### What is being asked
Can you find the lines of the listing that include "Python" and copy every one?
--- BEGIN The input ---
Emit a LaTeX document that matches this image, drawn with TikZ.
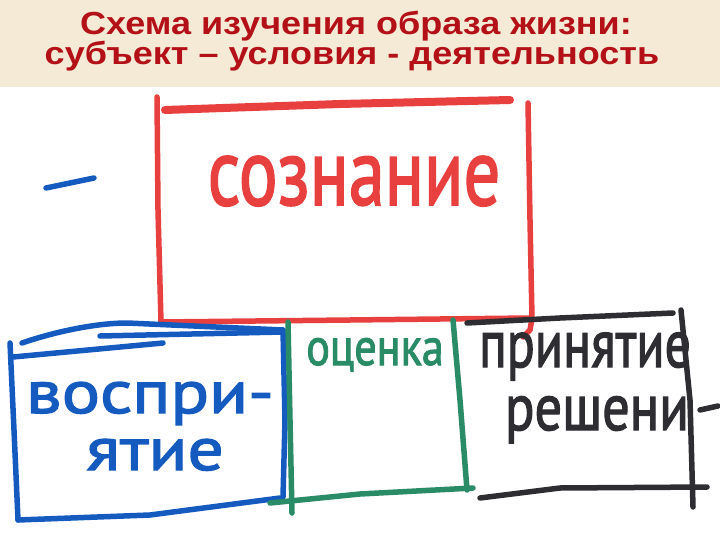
\documentclass[tikz,border=0pt]{standalone}
\usepackage{fontspec}
\usepackage{graphicx}
\setmainfont{Liberation Sans}
\newfontfamily\handfont[FakeBold=2]{PT Sans}
\newlength{\du}
\setlength{\du}{1bp}
\definecolor{titlebg}{rgb}{0.957, 0.918, 0.835}
\definecolor{titlered}{rgb}{0.706, 0.063, 0.094}
\definecolor{penred}{rgb}{0.910, 0.247, 0.247}
\definecolor{penblue}{rgb}{0.082, 0.357, 0.749}
\definecolor{pengreen}{rgb}{0.165, 0.545, 0.404}
\definecolor{penblack}{rgb}{0.176, 0.176, 0.196}
\tikzset{
  penline/.style={line width=5.5\du, line cap=round, line join=round},
  titletext/.style={anchor=base, inner sep=0pt, text=titlered,
    font=\bfseries\fontsize{32}{32}\selectfont},
  hand/.style={anchor=base, inner sep=0pt,
    font=\handfont\fontsize{#1}{#1}\selectfont},
}
\newcommand{\handscale}[3]{\scalebox{#1}[#2]{#3}}

\begin{document}
\begin{tikzpicture}
\pgftransformxscale{1.000000}
\pgftransformyscale{-1.000000}
\useasboundingbox (0\du,0\du) rectangle (720\du,540\du);
\fill[white] (0\du,0\du) rectangle (720\du,540\du);
% title bar
\fill[titlebg] (0\du,0\du) rectangle (720\du,87\du);
\node[titletext] (title1) at (356\du,35\du) {\handscale{1.13}{1}{Схема изучения образа жизни:}};
\node[titletext] (title2) at (352\du,65\du) {\handscale{1.13}{1}{субъект – условия - деятельность}};
% red frame
\draw[penline, penred, line width=8\du] (165\du,110\du)--(340\du,104\du)--(510\du,100\du);
\draw[penline, penred] (157\du,97\du)--(158\du,210\du)--(161\du,322\du);
\draw[penline, penred] (528\du,103\du)--(530\du,220\du)--(532\du,318\du)--(530\du,330\du)--(523\du,337\du);
\draw[penline, penred] (161\du,322\du)--(350\du,320\du)--(530\du,318\du);
\node[hand=70, text=penred] (soznanie) at (354\du,205\du) {\handscale{1.04}{1.37}{сознание}};
% blue frame
\draw[penline, penblue] (22\du,343\du) .. controls (60\du,330\du) and (100\du,323\du) .. (127\du,323\du)--(283\du,330\du);
\draw[penline, penblue] (100\du,336\du)--(283\du,332\du);
\draw[penline, penblue] (13\du,357\du)--(163\du,343\du);
\draw[penline, penblue] (10\du,343\du)--(14\du,430\du)--(18\du,520\du);
\draw[penline, penblue] (18\du,520\du)--(150\du,515\du)--(280\du,498\du);
\draw[penline, penblue] (283\du,330\du)--(285\du,420\du)--(283\du,497\du);
\draw[penline, penblue] (46\du,188\du)--(94\du,178\du);
\node[hand=64, text=penblue] (vospri) at (150\du,413\du) {\handscale{1.12}{0.95}{воспри-}};
\node[hand=64, text=penblue] (yatie) at (155\du,470\du) {\handscale{1.12}{0.95}{ятие}};
% green frame
\draw[penline, pengreen] (288\du,322\du)--(290\du,420\du)--(292\du,513\du);
\draw[penline, pengreen] (270\du,503\du)--(360\du,494\du)--(473\du,488\du);
\draw[penline, pengreen] (453\du,320\du)--(460\du,400\du)--(467\du,490\du);
\node[hand=44, text=pengreen] (ocenka) at (375\du,365\du) {\handscale{1.01}{1.2}{оценка}};
% black frame
\draw[penline, penblack] (467\du,323\du)--(560\du,318\du)--(673\du,313\du);
\draw[penline, penblack] (681\du,310\du)--(690\du,400\du)--(693\du,507\du);
\draw[penline, penblack] (480\du,498\du)--(560\du,488\du)--(707\du,487\du);
\draw[penline, penblack] (700\du,410\du)--(718\du,406\du);
\node[hand=50, text=penblack] (prinyatie) at (585\du,367\du) {\handscale{1.04}{1.35}{принятие}};
\node[hand=52, text=penblack] (resheni) at (597\du,430\du) {\handscale{1.05}{1.27}{решени}};
\end{tikzpicture}
\end{document}
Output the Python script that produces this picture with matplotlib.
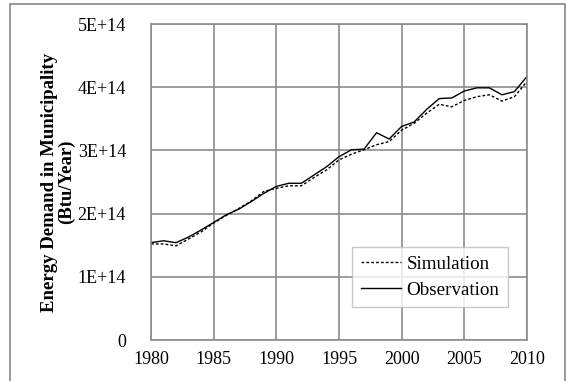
import numpy as np
import matplotlib.pyplot as plt
from matplotlib.patches import Rectangle

plt.rc('font', family=['Liberation Serif', 'DejaVu Serif'])

years = np.arange(1980, 2011)

# energy demand in units of 1e14 Btu/year
observation = [1.54, 1.57, 1.54, 1.63, 1.74, 1.86, 1.98, 2.07, 2.19, 2.32,
               2.43, 2.48, 2.48, 2.61, 2.74, 2.90, 3.01, 3.02, 3.28, 3.18,
               3.38, 3.45, 3.65, 3.82, 3.83, 3.94, 3.99, 3.99, 3.88, 3.93,
               4.17]
simulation = [1.52, 1.52, 1.49, 1.60, 1.71, 1.85, 1.97, 2.08, 2.20, 2.35,
              2.40, 2.44, 2.44, 2.57, 2.69, 2.85, 2.94, 3.01, 3.09, 3.14,
              3.32, 3.43, 3.59, 3.73, 3.69, 3.79, 3.85, 3.88, 3.78, 3.85,
              4.09]

ytick_vals = [0, 1e14, 2e14, 3e14, 4e14, 5e14]
ytick_labels = ['0', '1E+14', '2E+14', '3E+14', '4E+14', '5E+14']
xtick_vals = [1980, 1985, 1990, 1995, 2000, 2005, 2010]


def main():
    fig = plt.figure(figsize=(5.71, 3.81), dpi=100)
    ax = fig.add_axes([0.2644, 0.1076, 0.6585, 0.8294])

    grid_col = '#8c8c8c'
    ax.plot(years, np.array(simulation) * 1e14, color='black', lw=1.0,
            linestyle=(0, (2, 1.5)), label='Simulation')
    ax.plot(years, np.array(observation) * 1e14, color='black', lw=1.0,
            label='Observation')

    ax.set_xlim(1980, 2010)
    ax.set_ylim(0, 5e14)
    ax.set_xticks(xtick_vals)
    ax.set_yticks(ytick_vals)
    ax.set_yticklabels(ytick_labels)
    ax.tick_params(length=0, labelsize=13)
    ax.tick_params(axis='y', pad=18)
    ax.tick_params(axis='x', pad=8)
    ax.grid(True, color=grid_col, lw=1.2)
    ax.set_axisbelow(True)
    for s in ax.spines.values():
        s.set_color(grid_col)
        s.set_linewidth(1.2)

    ax.set_ylabel('Energy Demand in Municipality\n(Btu/Year)',
                  fontsize=13.5, fontweight='bold', linespacing=0.95,
                  labelpad=2)

    leg = ax.legend(loc='lower right', bbox_to_anchor=(0.949, 0.104),
                    fontsize=13.7, handlelength=2.1, handletextpad=0.3,
                    fancybox=False, borderpad=0.45, labelspacing=0.45,
                    borderaxespad=0)
    leg.get_frame().set_edgecolor('#bbbbbb')
    leg.get_frame().set_linewidth(1.0)

    # outer chart frame
    frame = Rectangle((10 / 571, -0.05), 555 / 571, 1.04,
                      transform=fig.transFigure, fill=False,
                      edgecolor='#888888', lw=1.2, clip_on=False)
    fig.patches.append(frame)

    fig.savefig('out.png', dpi=100)


if __name__ == '__main__':
    main()
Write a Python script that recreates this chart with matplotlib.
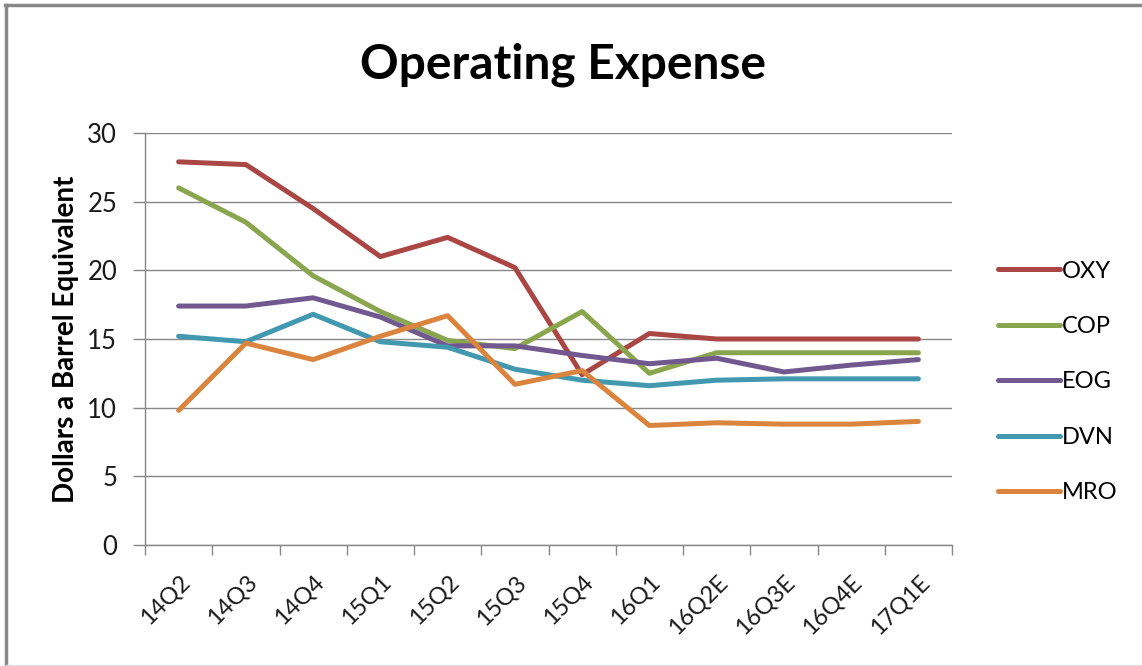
import matplotlib
matplotlib.use("Agg")
import matplotlib.pyplot as plt
from matplotlib.lines import Line2D
import numpy as np

categories = ["14Q2", "14Q3", "14Q4", "15Q1", "15Q2", "15Q3", "15Q4", "16Q1",
              "16Q2E", "16Q3E", "16Q4E", "17Q1E"]
oxy = [27.9, 27.7, 24.5, 21.0, 22.4, 20.2, 12.4, 15.4, 15.0, 15.0, 15.0, 15.0]
cop = [26.0, 23.5, 19.6, 17.0, 14.9, 14.3, 17.0, 12.5, 14.0, 14.0, 14.0, 14.0]
eog = [17.4, 17.4, 18.0, 16.6, 14.5, 14.5, 13.8, 13.2, 13.6, 12.6, 13.1, 13.5]
dvn = [15.2, 14.8, 16.8, 14.8, 14.4, 12.8, 12.0, 11.6, 12.0, 12.1, 12.1, 12.1]
mro = [9.8, 14.7, 13.5, 15.2, 16.7, 11.7, 12.7, 8.7, 8.9, 8.8, 8.8, 9.0]
series_names = ["OXY", "COP", "EOG", "DVN", "MRO"]
colors = ["#AA4643", "#89A54E", "#71588F", "#4198AF", "#DB843D"]
yticks = [0, 5, 10, 15, 20, 25, 30]

plt.rcParams['font.family'] = ['Lato', 'DejaVu Sans']

fig = plt.figure(figsize=(11.42, 6.66), dpi=100)
ax = fig.add_axes([145/1142, 1-545/666, (952-145)/1142, (545-133)/666])

x = np.arange(len(categories))
for name, vals, c in zip(series_names, [oxy, cop, eog, dvn, mro], colors):
    ax.plot(x, vals, color=c, lw=3.6, solid_capstyle='round', solid_joinstyle='round', label=name)

ax.set_xlim(-0.5, len(categories) - 0.5)
ax.set_ylim(0, 30)
ax.set_yticks(yticks)
ax.set_yticklabels([str(v) for v in yticks], fontsize=18.5, color="#1a1a1a")
ax.set_xticks(x)
ax.set_xticklabels(categories, rotation=45, ha='right', rotation_mode='anchor',
                   fontsize=17, color="#1a1a1a")
ax.xaxis.set_tick_params(length=0, pad=19)
ax.set_xticks(np.arange(-0.5, len(categories)), minor=True)
ax.tick_params(axis='x', which='minor', length=7, color='#888888', width=1, direction='out')
ax.tick_params(axis='y', length=9, color='#888888', width=1, direction='out', pad=11)

ax.grid(axis='y', color='#888888', lw=1)
ax.set_axisbelow(True)
for s in ['top', 'right']:
    ax.spines[s].set_visible(False)
for s in ['left', 'bottom']:
    ax.spines[s].set_color('#888888')
    ax.spines[s].set_linewidth(1)

ax.set_ylabel("Dollars a Barrel Equivalent", fontsize=20, fontweight='bold', labelpad=6)

fig.text(563/1142, 1-65/666, "Operating Expense", fontsize=34.5, fontweight='bold',
         ha='center', va='center')

handles = [Line2D([0], [0], color=c, lw=3.6, solid_capstyle='round') for c in colors]
fig.legend(handles, series_names, loc='center left', bbox_to_anchor=(977/1142, 1-382/666),
           frameon=False, fontsize=17, handlelength=2.6, handletextpad=0.1,
           labelspacing=1.46)

# chart border
fig.add_artist(Line2D([5/1142, 1], [1-5/666, 1-5/666], color='#888888', lw=2.5,
                      transform=fig.transFigure))
fig.add_artist(Line2D([6/1142, 6/1142], [1-5/666, 0], color='#888888', lw=2.5,
                      transform=fig.transFigure))
fig.add_artist(Line2D([6/1142, 1], [1.5/666, 1.5/666], color='#e0e0e0', lw=1,
                      transform=fig.transFigure))

fig.savefig("out.png", dpi=100)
--- END The input ---
### Output below
Output the Python script that produces this picture with matplotlib.
Write a Python script that recreates this chart with matplotlib.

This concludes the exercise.